* [Aim of the task]: Omit the pictures and output exactly the lines from the start of the entries through the line containing "[txt] (comm-x) at".

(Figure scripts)
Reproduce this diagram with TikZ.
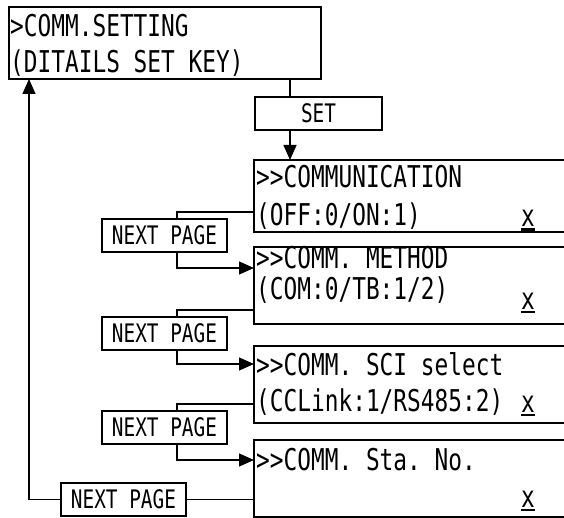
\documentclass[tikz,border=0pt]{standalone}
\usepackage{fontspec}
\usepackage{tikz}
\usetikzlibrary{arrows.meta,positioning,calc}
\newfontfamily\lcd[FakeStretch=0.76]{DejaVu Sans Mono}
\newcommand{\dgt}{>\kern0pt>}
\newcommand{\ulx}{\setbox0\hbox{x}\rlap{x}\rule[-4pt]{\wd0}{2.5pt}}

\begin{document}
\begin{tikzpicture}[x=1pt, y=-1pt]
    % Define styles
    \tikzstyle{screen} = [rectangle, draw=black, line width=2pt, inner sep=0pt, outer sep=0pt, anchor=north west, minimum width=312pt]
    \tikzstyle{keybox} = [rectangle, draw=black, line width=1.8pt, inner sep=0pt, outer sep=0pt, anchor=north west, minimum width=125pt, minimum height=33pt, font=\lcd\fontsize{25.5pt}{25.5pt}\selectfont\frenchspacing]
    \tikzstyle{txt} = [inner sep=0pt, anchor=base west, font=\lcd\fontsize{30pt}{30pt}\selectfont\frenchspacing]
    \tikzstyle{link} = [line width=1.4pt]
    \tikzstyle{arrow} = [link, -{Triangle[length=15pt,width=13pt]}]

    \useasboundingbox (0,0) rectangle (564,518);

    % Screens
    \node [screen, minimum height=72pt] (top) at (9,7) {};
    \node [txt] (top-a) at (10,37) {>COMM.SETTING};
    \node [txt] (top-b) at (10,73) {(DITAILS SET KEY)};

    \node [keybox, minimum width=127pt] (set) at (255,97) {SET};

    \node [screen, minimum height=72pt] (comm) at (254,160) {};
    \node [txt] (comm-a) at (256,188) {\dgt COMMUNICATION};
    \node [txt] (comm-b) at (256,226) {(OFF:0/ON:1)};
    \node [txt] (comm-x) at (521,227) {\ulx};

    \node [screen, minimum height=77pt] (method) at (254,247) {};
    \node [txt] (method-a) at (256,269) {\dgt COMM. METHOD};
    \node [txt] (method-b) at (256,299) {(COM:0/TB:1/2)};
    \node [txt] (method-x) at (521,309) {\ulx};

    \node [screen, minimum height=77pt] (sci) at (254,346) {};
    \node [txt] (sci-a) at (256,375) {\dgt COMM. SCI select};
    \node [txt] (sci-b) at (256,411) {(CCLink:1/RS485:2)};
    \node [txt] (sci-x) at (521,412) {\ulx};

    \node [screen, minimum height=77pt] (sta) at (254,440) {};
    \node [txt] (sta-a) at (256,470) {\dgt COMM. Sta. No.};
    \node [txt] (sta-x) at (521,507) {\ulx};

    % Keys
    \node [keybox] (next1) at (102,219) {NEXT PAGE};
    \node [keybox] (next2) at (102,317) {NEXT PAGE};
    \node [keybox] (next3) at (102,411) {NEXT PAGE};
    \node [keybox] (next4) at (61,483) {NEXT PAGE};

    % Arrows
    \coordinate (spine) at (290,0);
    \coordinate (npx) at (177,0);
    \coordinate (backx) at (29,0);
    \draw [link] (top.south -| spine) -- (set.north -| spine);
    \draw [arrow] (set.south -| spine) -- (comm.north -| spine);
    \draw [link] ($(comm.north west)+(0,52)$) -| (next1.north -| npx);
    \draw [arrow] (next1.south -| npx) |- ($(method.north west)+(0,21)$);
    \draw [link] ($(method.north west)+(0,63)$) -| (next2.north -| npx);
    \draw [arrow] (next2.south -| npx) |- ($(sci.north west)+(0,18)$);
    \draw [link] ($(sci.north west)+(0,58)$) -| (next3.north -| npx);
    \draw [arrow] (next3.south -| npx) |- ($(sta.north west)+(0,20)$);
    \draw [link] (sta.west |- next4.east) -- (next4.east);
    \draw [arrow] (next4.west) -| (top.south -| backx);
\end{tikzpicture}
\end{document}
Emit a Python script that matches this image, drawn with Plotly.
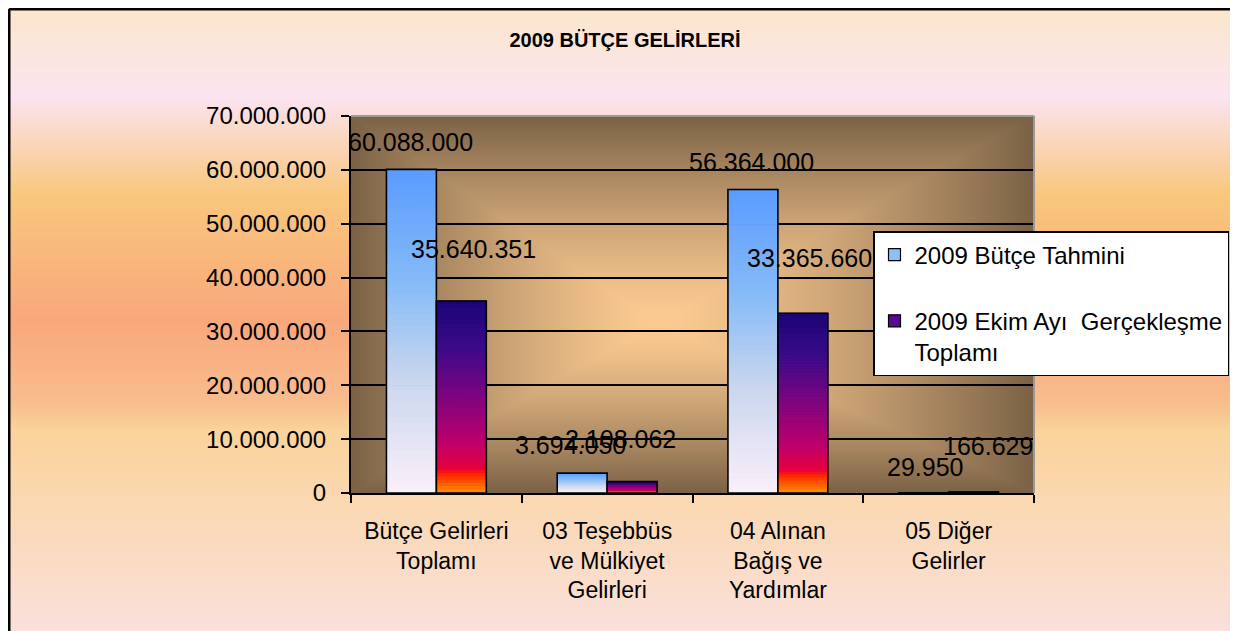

* [Written answer]:
Reproduce this diagram with TikZ.
\documentclass[tikz,border=0pt]{standalone}
\usepackage{fontspec}
\usepackage{tikz}
\usetikzlibrary{arrows.meta,positioning,calc}
\newfontfamily\lcd[FakeStretch=0.76]{DejaVu Sans Mono}
\newcommand{\dgt}{>\kern0pt>}
\newcommand{\ulx}{\setbox0\hbox{x}\rlap{x}\rule[-4pt]{\wd0}{2.5pt}}

\begin{document}
\begin{tikzpicture}[x=1pt, y=-1pt]
    % Define styles
    \tikzstyle{screen} = [rectangle, draw=black, line width=2pt, inner sep=0pt, outer sep=0pt, anchor=north west, minimum width=312pt]
    \tikzstyle{keybox} = [rectangle, draw=black, line width=1.8pt, inner sep=0pt, outer sep=0pt, anchor=north west, minimum width=125pt, minimum height=33pt, font=\lcd\fontsize{25.5pt}{25.5pt}\selectfont\frenchspacing]
    \tikzstyle{txt} = [inner sep=0pt, anchor=base west, font=\lcd\fontsize{30pt}{30pt}\selectfont\frenchspacing]
    \tikzstyle{link} = [line width=1.4pt]
    \tikzstyle{arrow} = [link, -{Triangle[length=15pt,width=13pt]}]

    \useasboundingbox (0,0) rectangle (564,518);

    % Screens
    \node [screen, minimum height=72pt] (top) at (9,7) {};
    \node [txt] (top-a) at (10,37) {>COMM.SETTING};
    \node [txt] (top-b) at (10,73) {(DITAILS SET KEY)};

    \node [keybox, minimum width=127pt] (set) at (255,97) {SET};

    \node [screen, minimum height=72pt] (comm) at (254,160) {};
    \node [txt] (comm-a) at (256,188) {\dgt COMMUNICATION};
    \node [txt] (comm-b) at (256,226) {(OFF:0/ON:1)};
    \node [txt] (comm-x) at (521,227) {\ulx};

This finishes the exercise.